Records contained in a dataset
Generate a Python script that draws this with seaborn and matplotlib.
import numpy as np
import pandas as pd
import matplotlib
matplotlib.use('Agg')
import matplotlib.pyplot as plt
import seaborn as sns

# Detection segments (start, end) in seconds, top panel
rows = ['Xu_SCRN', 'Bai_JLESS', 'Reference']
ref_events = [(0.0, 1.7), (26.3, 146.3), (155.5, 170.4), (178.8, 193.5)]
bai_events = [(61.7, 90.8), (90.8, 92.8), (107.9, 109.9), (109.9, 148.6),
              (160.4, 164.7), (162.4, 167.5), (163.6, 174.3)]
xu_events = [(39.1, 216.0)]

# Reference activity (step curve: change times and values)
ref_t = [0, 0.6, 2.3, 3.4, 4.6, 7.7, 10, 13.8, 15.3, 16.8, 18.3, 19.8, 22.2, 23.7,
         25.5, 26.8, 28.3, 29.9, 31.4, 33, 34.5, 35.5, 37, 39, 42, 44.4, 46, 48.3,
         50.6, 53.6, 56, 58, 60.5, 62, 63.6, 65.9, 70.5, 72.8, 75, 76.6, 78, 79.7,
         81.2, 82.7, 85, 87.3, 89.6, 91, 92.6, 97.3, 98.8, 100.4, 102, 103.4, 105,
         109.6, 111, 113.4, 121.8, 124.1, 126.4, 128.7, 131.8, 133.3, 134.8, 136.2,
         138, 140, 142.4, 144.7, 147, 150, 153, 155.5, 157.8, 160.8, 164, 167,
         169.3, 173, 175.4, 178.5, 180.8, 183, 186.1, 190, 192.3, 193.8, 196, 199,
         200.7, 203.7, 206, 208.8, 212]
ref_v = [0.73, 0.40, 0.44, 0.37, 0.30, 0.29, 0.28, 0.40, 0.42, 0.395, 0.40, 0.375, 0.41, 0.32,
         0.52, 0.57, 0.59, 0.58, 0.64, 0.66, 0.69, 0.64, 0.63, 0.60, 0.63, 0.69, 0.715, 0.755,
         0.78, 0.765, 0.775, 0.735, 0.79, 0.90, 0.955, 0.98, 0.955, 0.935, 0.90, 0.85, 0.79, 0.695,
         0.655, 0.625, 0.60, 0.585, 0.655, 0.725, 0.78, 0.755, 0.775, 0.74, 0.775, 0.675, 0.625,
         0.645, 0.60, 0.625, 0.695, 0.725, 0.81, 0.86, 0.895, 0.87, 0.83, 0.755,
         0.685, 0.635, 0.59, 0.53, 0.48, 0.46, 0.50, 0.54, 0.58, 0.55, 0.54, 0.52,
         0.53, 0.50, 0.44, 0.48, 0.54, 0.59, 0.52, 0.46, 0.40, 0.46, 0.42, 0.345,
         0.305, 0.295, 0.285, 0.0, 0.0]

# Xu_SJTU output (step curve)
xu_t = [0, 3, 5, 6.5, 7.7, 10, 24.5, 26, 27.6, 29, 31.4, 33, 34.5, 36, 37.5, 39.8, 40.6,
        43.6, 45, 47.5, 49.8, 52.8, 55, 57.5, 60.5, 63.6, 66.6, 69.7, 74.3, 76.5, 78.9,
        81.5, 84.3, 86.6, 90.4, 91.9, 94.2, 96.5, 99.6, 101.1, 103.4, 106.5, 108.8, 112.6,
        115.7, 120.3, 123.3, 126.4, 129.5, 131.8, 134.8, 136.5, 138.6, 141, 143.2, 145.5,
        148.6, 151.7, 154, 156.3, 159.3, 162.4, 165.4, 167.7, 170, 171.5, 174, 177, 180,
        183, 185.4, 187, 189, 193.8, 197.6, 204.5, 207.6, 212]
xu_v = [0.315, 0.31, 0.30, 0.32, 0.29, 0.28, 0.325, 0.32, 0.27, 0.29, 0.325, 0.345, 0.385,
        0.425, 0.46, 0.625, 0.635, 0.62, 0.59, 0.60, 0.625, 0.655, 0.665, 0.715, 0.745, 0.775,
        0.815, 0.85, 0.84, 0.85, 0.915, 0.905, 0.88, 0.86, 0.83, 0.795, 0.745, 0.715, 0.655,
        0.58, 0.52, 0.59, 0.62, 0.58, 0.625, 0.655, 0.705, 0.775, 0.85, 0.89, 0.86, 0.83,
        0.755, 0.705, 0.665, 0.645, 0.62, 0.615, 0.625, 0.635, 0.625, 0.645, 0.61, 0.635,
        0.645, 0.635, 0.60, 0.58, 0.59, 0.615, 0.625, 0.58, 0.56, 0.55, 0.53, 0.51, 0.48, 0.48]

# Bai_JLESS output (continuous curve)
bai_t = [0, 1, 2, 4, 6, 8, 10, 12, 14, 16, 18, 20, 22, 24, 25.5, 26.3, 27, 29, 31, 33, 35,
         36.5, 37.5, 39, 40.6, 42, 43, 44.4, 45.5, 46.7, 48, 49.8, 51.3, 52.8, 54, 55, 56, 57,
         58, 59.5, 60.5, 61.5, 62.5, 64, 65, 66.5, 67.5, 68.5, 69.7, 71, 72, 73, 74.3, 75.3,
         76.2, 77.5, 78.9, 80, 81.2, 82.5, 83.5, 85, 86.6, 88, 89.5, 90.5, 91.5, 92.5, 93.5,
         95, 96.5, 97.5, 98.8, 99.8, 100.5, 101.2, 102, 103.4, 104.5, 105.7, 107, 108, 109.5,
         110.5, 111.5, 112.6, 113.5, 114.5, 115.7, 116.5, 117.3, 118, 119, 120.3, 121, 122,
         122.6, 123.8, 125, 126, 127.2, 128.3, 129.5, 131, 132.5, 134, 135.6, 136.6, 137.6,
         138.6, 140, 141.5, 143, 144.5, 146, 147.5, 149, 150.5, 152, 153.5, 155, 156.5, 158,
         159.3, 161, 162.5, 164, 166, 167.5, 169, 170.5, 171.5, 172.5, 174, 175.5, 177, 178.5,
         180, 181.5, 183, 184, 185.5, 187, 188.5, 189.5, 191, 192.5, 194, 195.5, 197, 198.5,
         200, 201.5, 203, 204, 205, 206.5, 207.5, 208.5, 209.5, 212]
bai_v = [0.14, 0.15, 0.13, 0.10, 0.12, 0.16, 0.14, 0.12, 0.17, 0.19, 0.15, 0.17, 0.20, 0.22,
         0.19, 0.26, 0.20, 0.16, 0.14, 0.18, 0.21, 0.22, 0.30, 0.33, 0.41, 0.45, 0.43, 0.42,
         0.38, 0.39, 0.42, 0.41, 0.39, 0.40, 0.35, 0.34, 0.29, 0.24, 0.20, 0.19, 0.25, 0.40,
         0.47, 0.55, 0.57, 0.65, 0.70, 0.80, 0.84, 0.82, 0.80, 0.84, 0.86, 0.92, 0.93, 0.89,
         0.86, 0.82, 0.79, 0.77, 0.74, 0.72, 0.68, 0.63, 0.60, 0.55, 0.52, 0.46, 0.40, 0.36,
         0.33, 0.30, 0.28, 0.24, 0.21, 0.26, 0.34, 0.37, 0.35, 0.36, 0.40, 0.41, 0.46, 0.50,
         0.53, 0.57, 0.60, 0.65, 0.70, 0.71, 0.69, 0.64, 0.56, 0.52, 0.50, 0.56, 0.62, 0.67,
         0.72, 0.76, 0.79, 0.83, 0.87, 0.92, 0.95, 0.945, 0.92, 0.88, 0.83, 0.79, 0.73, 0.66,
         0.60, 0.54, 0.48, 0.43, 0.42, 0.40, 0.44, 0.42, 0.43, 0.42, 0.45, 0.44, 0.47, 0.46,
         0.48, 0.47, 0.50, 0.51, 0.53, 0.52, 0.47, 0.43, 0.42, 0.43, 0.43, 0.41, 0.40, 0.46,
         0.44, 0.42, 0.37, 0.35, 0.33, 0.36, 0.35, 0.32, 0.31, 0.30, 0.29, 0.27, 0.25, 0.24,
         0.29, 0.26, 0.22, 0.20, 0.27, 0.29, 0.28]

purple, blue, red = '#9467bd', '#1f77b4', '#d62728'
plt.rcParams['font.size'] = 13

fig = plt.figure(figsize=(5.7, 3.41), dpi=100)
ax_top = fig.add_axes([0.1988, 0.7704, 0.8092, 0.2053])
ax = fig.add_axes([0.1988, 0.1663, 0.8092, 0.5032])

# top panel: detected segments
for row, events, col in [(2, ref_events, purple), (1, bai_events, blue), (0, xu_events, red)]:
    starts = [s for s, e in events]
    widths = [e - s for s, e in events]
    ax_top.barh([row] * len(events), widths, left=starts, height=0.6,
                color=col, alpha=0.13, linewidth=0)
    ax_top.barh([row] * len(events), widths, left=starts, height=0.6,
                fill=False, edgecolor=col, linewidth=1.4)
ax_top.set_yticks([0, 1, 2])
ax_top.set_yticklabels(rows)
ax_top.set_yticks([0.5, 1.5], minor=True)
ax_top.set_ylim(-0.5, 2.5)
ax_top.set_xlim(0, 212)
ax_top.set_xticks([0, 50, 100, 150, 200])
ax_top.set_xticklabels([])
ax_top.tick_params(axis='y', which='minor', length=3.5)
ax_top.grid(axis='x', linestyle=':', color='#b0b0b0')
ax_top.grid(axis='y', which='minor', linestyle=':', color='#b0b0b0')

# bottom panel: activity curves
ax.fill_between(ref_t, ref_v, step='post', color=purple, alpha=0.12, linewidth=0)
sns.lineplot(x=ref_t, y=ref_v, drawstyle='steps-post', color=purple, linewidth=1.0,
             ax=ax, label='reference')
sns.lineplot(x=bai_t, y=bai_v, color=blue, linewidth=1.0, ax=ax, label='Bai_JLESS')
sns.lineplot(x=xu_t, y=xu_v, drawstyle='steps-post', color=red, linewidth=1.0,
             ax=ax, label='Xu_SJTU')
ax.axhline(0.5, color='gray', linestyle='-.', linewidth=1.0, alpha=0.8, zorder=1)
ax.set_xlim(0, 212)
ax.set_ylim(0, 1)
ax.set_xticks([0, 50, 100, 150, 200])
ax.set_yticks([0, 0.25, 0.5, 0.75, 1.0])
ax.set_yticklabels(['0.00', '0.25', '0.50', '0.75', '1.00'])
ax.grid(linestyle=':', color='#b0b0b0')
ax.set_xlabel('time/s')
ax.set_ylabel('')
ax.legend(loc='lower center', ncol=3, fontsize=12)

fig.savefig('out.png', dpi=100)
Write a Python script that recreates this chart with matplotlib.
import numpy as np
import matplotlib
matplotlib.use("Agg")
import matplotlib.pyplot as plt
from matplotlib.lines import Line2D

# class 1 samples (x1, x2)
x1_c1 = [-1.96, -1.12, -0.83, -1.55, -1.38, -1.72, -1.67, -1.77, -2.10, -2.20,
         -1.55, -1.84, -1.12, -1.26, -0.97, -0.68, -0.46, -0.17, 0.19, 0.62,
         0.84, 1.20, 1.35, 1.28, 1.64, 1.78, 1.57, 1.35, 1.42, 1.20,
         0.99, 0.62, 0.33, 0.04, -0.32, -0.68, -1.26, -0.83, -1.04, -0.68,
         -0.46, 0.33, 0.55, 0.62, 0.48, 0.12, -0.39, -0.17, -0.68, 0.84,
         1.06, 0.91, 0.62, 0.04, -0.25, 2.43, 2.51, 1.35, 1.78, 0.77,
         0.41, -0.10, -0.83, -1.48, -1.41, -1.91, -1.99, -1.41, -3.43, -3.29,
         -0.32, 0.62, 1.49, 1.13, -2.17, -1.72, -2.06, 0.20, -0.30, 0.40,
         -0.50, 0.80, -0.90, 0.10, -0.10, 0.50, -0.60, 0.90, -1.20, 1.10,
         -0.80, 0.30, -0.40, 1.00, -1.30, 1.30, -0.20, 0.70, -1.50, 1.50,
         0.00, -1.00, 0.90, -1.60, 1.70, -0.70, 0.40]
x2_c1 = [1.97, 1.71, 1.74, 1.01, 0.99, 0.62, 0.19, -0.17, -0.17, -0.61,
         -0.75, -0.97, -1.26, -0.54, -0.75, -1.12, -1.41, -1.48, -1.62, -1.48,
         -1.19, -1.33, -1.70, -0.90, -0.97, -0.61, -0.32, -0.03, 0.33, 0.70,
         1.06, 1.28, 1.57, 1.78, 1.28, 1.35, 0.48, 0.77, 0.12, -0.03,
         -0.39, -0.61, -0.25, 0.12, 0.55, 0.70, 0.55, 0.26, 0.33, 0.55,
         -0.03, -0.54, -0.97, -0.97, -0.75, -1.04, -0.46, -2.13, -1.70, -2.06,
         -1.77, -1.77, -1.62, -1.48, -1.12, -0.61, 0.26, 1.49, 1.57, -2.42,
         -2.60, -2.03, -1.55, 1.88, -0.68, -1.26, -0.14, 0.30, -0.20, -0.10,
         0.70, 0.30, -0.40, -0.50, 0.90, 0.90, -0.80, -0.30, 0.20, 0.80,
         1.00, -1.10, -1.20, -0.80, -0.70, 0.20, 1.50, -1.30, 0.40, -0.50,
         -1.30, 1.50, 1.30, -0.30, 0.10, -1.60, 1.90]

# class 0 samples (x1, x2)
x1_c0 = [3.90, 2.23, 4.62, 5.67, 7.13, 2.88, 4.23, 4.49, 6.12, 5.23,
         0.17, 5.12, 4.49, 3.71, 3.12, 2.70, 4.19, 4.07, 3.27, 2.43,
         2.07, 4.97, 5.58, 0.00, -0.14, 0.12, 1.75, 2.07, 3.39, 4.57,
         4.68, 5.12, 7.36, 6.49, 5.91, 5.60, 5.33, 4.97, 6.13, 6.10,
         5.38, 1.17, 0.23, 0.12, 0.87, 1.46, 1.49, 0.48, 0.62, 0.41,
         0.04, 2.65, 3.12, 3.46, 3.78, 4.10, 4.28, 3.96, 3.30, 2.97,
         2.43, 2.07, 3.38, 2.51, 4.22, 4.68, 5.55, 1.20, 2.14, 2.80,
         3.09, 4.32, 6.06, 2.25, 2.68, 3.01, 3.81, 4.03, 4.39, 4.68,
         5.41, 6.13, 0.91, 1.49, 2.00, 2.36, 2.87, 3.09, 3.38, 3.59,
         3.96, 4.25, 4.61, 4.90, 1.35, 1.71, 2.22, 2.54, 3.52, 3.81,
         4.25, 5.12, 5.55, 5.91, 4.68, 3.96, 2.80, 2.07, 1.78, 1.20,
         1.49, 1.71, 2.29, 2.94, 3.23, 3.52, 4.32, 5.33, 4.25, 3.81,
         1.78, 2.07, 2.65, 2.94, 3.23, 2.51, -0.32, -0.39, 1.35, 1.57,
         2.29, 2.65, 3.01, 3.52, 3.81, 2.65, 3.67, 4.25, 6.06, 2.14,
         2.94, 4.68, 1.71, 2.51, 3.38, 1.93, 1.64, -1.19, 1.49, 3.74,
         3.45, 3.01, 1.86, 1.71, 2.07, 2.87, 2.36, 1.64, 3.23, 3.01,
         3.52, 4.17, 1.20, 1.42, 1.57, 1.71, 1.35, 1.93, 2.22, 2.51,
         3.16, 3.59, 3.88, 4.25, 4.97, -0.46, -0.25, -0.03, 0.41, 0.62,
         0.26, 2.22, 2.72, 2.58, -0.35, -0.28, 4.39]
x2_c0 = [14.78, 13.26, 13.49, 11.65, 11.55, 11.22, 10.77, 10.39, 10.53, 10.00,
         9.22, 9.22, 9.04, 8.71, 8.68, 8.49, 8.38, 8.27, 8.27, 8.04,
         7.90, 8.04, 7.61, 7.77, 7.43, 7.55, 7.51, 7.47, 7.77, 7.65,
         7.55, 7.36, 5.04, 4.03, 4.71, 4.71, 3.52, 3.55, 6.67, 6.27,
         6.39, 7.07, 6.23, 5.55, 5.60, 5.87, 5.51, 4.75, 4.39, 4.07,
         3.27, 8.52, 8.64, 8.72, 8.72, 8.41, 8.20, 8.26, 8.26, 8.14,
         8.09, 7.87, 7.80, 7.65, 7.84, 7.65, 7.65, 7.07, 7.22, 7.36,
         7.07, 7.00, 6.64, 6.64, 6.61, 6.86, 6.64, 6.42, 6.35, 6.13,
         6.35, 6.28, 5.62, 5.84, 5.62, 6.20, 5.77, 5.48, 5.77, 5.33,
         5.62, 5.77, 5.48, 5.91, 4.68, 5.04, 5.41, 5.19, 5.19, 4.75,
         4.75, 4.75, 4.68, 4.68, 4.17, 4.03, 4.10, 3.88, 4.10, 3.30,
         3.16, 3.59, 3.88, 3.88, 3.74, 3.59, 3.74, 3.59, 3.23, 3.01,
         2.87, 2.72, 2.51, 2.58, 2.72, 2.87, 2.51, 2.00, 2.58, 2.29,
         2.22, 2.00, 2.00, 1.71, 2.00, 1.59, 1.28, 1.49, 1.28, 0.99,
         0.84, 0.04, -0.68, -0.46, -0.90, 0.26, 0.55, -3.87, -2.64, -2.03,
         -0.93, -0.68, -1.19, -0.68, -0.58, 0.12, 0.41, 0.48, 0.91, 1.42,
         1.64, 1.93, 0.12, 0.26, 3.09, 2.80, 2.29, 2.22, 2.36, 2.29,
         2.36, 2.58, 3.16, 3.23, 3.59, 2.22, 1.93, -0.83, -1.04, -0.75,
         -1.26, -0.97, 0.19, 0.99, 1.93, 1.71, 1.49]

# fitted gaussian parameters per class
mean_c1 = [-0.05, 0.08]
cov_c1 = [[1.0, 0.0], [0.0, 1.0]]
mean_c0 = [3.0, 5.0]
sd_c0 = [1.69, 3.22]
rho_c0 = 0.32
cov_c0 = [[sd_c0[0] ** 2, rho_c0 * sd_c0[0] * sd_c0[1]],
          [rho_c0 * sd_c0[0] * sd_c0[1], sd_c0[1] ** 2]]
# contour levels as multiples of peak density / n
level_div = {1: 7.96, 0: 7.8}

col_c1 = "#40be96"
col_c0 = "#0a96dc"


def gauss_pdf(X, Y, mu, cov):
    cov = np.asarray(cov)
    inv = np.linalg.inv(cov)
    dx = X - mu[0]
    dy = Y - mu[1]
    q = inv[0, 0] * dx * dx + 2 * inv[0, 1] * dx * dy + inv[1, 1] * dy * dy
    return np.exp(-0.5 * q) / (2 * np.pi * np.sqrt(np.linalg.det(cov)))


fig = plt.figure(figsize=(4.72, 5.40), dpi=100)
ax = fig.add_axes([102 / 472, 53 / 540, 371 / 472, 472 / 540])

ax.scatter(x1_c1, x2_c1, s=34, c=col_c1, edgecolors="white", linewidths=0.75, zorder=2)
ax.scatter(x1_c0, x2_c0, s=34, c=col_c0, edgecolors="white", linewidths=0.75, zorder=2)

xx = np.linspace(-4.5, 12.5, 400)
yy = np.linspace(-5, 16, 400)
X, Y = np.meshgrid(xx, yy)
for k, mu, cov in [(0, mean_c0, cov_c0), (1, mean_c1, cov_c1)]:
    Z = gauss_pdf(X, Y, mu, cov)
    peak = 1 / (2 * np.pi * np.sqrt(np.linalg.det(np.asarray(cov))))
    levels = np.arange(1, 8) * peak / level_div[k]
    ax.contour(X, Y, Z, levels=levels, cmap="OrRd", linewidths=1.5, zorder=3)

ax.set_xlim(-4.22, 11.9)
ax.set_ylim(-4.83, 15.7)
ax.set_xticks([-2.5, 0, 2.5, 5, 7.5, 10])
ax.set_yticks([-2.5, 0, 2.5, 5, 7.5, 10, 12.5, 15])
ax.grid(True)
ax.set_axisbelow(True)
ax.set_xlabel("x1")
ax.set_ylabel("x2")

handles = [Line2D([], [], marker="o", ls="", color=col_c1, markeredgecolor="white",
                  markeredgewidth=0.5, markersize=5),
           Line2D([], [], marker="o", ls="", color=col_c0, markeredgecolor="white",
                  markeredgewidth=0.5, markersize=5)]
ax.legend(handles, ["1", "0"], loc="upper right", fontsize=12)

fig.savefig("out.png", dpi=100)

■ EXERCISE DIRECTIONS
Taking the lines above, repeat exactly those from the line that contains "Write a Python" through the line that contains "from matplotlib.lines import Line2D", and both of those lines as well. Include nothing else.

■ EXERCISE RESULT
Write a Python script that recreates this chart with matplotlib.
import numpy as np
import matplotlib
matplotlib.use("Agg")
import matplotlib.pyplot as plt
from matplotlib.lines import Line2D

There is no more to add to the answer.